Divin outside his classroom at the
GS Cyivugiza Primary School in Kigali, Rwanda
The children place the baskets and the deck of cards at one end of the classroom and then, the children line up in their teams at the opposite end of the room. On the teacher's command: Go!, one child from each team hops to their baskets, takes a card from the deck, reads the math equation out loud and determines if the answer to the equation is correct or not. Then, they toss the card into the appropriate basket: one basket is for the correct math equations; one is for the incorrect math equations. The game requires that the participants have to think quickly. When the game is over, the teacher reviews the cards and the math equations with the students.
"Our teachers use games to help us learn our lessons in school," adds Divin. "Sometimes we get to run. It's so fun and it makes me more interested in the lessons. And I think faster."

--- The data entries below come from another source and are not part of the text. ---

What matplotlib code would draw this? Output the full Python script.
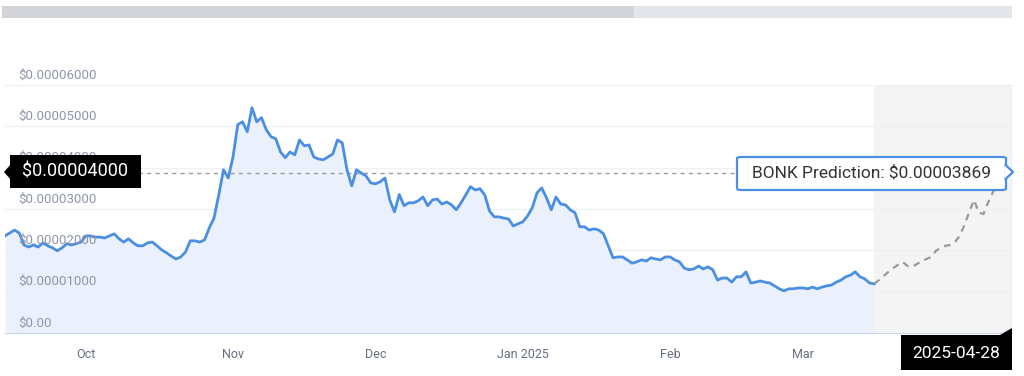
import numpy as np
import pandas as pd
import matplotlib
matplotlib.use("Agg")
import matplotlib.pyplot as plt
from matplotlib.patches import Rectangle, FancyBboxPatch, Polygon
from matplotlib.lines import Line2D

plt.rcParams['font.family'] = ['Roboto', 'DejaVu Sans']

# daily BONK close, 2024-09-14 .. 2025-03-16 (units of 1e-5 USD)
history = [
    2.35, 2.42, 2.49, 2.42, 2.13, 2.08, 2.13, 2.08, 2.18, 2.11,
    2.06, 1.99, 2.06, 2.16, 2.13, 2.16, 2.20, 2.35, 2.35, 2.32,
    2.32, 2.30, 2.35, 2.40, 2.28, 2.20, 2.28, 2.18, 2.11, 2.11,
    2.18, 2.20, 2.11, 2.01, 1.94, 1.86, 1.79, 1.84, 1.96, 2.23,
    2.23, 2.20, 2.25, 2.54, 2.78, 3.34, 3.95, 3.75, 4.26, 5.04,
    5.11, 4.87, 5.45, 5.11, 5.21, 4.92, 4.75, 4.70, 4.38, 4.24,
    4.38, 4.31, 4.67, 4.53, 4.55, 4.26, 4.21, 4.19, 4.26, 4.33,
    4.67, 4.60, 3.95, 3.56, 3.95, 3.87, 3.80, 3.63, 3.61, 3.66,
    3.75, 3.22, 2.93, 3.35, 3.08, 3.15, 3.15, 3.20, 3.29, 3.08,
    3.22, 3.24, 3.12, 3.17, 3.10, 2.98, 3.15, 3.34, 3.54, 3.46,
    3.49, 3.34, 2.95, 2.81, 2.81, 2.78, 2.76, 2.59, 2.64, 2.69,
    2.83, 3.03, 3.39, 3.51, 3.27, 2.98, 3.29, 3.12, 3.10, 2.98,
    2.91, 2.57, 2.57, 2.49, 2.52, 2.49, 2.40, 2.11, 1.82, 1.84,
    1.84, 1.77, 1.69, 1.72, 1.77, 1.74, 1.82, 1.79, 1.77, 1.84,
    1.84, 1.77, 1.72, 1.57, 1.53, 1.55, 1.62, 1.55, 1.60, 1.53,
    1.28, 1.33, 1.33, 1.23, 1.36, 1.36, 1.48, 1.21, 1.23, 1.26,
    1.23, 1.21, 1.14, 1.07, 1.02, 1.07, 1.07, 1.09, 1.09, 1.07,
    1.11, 1.07, 1.11, 1.14, 1.16, 1.23, 1.28, 1.36, 1.40, 1.48,
    1.36, 1.31, 1.21, 1.19,
]
# forecast path up to 2025-04-28 (units of 1e-5 USD)
prediction = [
    1.19, 1.28, 1.38, 1.48, 1.57, 1.65, 1.72, 1.62, 1.60, 1.67,
    1.74, 1.79, 1.84, 1.99, 2.06, 2.11, 2.13, 2.20, 2.35, 2.62,
    2.93, 3.22, 2.91, 2.88, 3.17, 3.41, 3.58, 3.70, 3.80, 3.869,
]
start_date = "2024-09-14"
month_ticks = ["2024-10-01", "2024-11-01", "2024-12-01", "2025-01-01",
               "2025-02-01", "2025-03-01"]
month_labels = ["Oct", "Nov", "Dec", "Jan 2025", "Feb", "Mar"]
y_values = [0, 1e-5, 2e-5, 3e-5, 4e-5, 5e-5, 6e-5]
y_labels = ["$0.00", "$0.00001000", "$0.00002000", "$0.00003000",
            "$0.00004000", "$0.00005000", "$0.00006000"]
target_price = 3.869e-5
target_text = "BONK Prediction: $0.00003869"
marker_text = "$0.00004000"
end_date_text = "2025-04-28"

hist = np.array(history) * 1e-5
pred = np.array(prediction) * 1e-5
x_hist = np.arange(len(hist))
x_pred = np.arange(len(pred)) + len(hist) - 1
x_end = x_pred[-1]
tick_pos = [(pd.Timestamp(d) - pd.Timestamp(start_date)).days for d in month_ticks]

W, H = 1024, 376
fig = plt.figure(figsize=(W / 100, H / 100), dpi=100)
ax = fig.add_axes([5 / W, 43 / H, 1007 / W, 248 / H])

def fp(x, y):
    # pixel (top-left origin) -> figure fraction
    return (x / W, 1 - y / H)

# forecast background
ax.axvspan(x_pred[0], x_end, color="#f4f4f4", zorder=0, lw=0)
for v in y_values[1:]:
    ax.axhline(v, color="#eef0f4", lw=1, zorder=1)

ax.fill_between(x_hist, hist, 0, color="#eaf1fc", zorder=2, lw=0)
ax.plot(x_hist, hist, color="#4a8fe2", lw=2, zorder=4, solid_joinstyle="round")
ax.plot(x_pred, pred, color="#9a9a9a", lw=1.6, ls=(0, (3, 2.5)), zorder=4)

ax.axhline(target_price, color="#9a9a9a", lw=1, ls=(0, (3, 3)), zorder=3)
ax.axvline(x_end, color="#a8a8a8", lw=0.9, ls=(0, (3, 3)), zorder=3)

ax.set_xlim(0, x_end)
ax.set_ylim(0, 6e-5)
for s in ["top", "left", "right"]:
    ax.spines[s].set_visible(False)
ax.spines["bottom"].set_color("#ccd6eb")
ax.set_yticks([])
ax.set_xticks(tick_pos)
ax.set_xticklabels(month_labels)
ax.tick_params(axis="x", length=0, pad=11, labelsize=9, labelcolor="#666f80")
ax.set_facecolor("white")

for v, lab in zip(y_values, y_labels):
    ax.annotate(lab, xy=(0, v), xycoords=("axes fraction", "data"),
                xytext=(13, 10), textcoords="offset pixels",
                ha="left", va="center", fontsize=9.5, color="#8e97a8", zorder=5)

# top navigator bar
fig.patches.append(Rectangle(fp(2, 18), 632 / W, 12 / H, transform=fig.transFigure,
                             facecolor="#d2d4d9", edgecolor="none"))
fig.patches.append(Rectangle(fp(634, 18), 378 / W, 12 / H, transform=fig.transFigure,
                             facecolor="#e4e5ea", edgecolor="none"))

# black y-marker label
fig.patches.append(Rectangle(fp(10, 188), 131 / W, 33 / H, transform=fig.transFigure,
                             facecolor="black", edgecolor="none", zorder=6))
fig.patches.append(Polygon([fp(11, 164), fp(4, 172), fp(11, 180)], closed=True,
                           transform=fig.transFigure, facecolor="black",
                           edgecolor="none", zorder=6))
fig.text(*fp(75, 172), marker_text, color="white", fontsize=13,
         ha="center", va="center", zorder=7)

# prediction tooltip
fig.patches.append(FancyBboxPatch(fp(737, 190), 269 / W, 33 / H,
                                  boxstyle="round,pad=0,rounding_size=0.004",
                                  transform=fig.transFigure, facecolor="white",
                                  edgecolor="#4a8fe2", lw=1.6, zorder=6))
fig.patches.append(Polygon([fp(1005, 165), fp(1012, 172), fp(1005, 179)], closed=True,
                           transform=fig.transFigure, facecolor="white",
                           edgecolor="none", zorder=7))
fig.lines.append(Line2D([1005.5 / W, 1013 / W, 1005.5 / W],
                        [1 - 165 / H, 1 - 172 / H, 1 - 179 / H],
                        transform=fig.transFigure, color="#4a8fe2", lw=1.6, zorder=8))
fig.text(*fp(871, 173), target_text, color="#333333", fontsize=12.5,
         ha="center", va="center", zorder=9)

# end date label
fig.patches.append(Rectangle(fp(901, 370), 111 / W, 35 / H, transform=fig.transFigure,
                             facecolor="black", edgecolor="none", zorder=6))
fig.patches.append(Polygon([fp(1000, 335), fp(1012, 328), fp(1012, 335)], closed=True,
                           transform=fig.transFigure, facecolor="black",
                           edgecolor="none", zorder=6))
fig.text(*fp(956, 353), end_date_text, color="white", fontsize=12.5,
         ha="center", va="center", zorder=7)

fig.savefig("out.png", dpi=100, facecolor="white")
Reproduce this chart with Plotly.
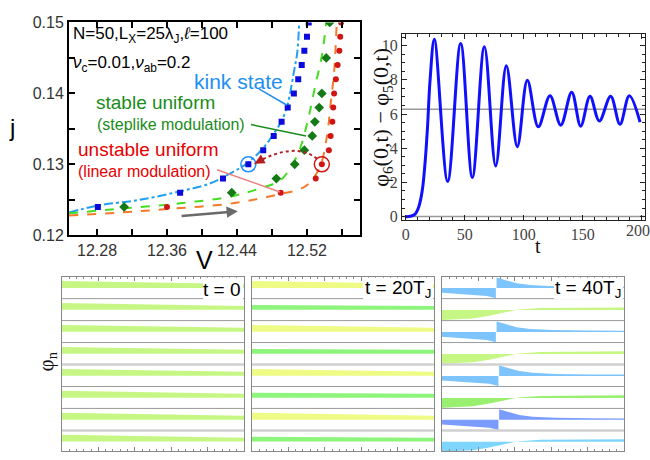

Reacting quickly, leading others and being outspoken are new qualities for Divin. Five years ago, when he and his identical twin brother Yves enrolled in nursery school, the only way teachers could tell the two apart was by their performance in the classroom. Yves was confident, social and one of the top three performers in his class. Divin was shy, reserved and doing poorly in all of his subjects—and everybody knew. With over 2000 children in the school, this deeply affected Divin's self-esteem and he started to withdraw inside himself. Slowly, over time Divin began to believe he was inferior to his classmates and would never be as good as his brother. He no longer wanted to come to school and stopped trying to do well in his classes. Divin barely passed Grade 2.
Identical twin brothers, Yves and Dirin
Then in 2015 when Divin was in Grade 3, Right To Play's Play for the Advancement of Quality Education (PAQE) programming was introduced in his school. Trained in Right To Play's play-based methodology of learning, Marthe infused her lessons with fun and inclusive games. Because of Divin's love of playing, his curiosity as piqued immediately. Motivated by each class's learning games, he began to participate, collaborating with his classmates to create and generate ideas and as a result, learn and retain the lessons.
Recently, he scored 67 out of 70 on a math test.
No longer shy, Divin is happy and active, expresses himself easily and with confidence and keeps up with his brother on the playground and in school.
Right To Play's Play for the Advancement of Quality Education (PAQE) programming launched in 2015 in eight countries with financial support from the Government of Canada provided through Global Affairs Canada. In Tanzania, Rwanda and Mozambique, PAQE is further supported by the LEGO Foundation and uses Right To Play's play-based approach to improve learning outcomes for children and youth aged 2 -15 years through a sustainable and replicable child-centered, play-based learning model.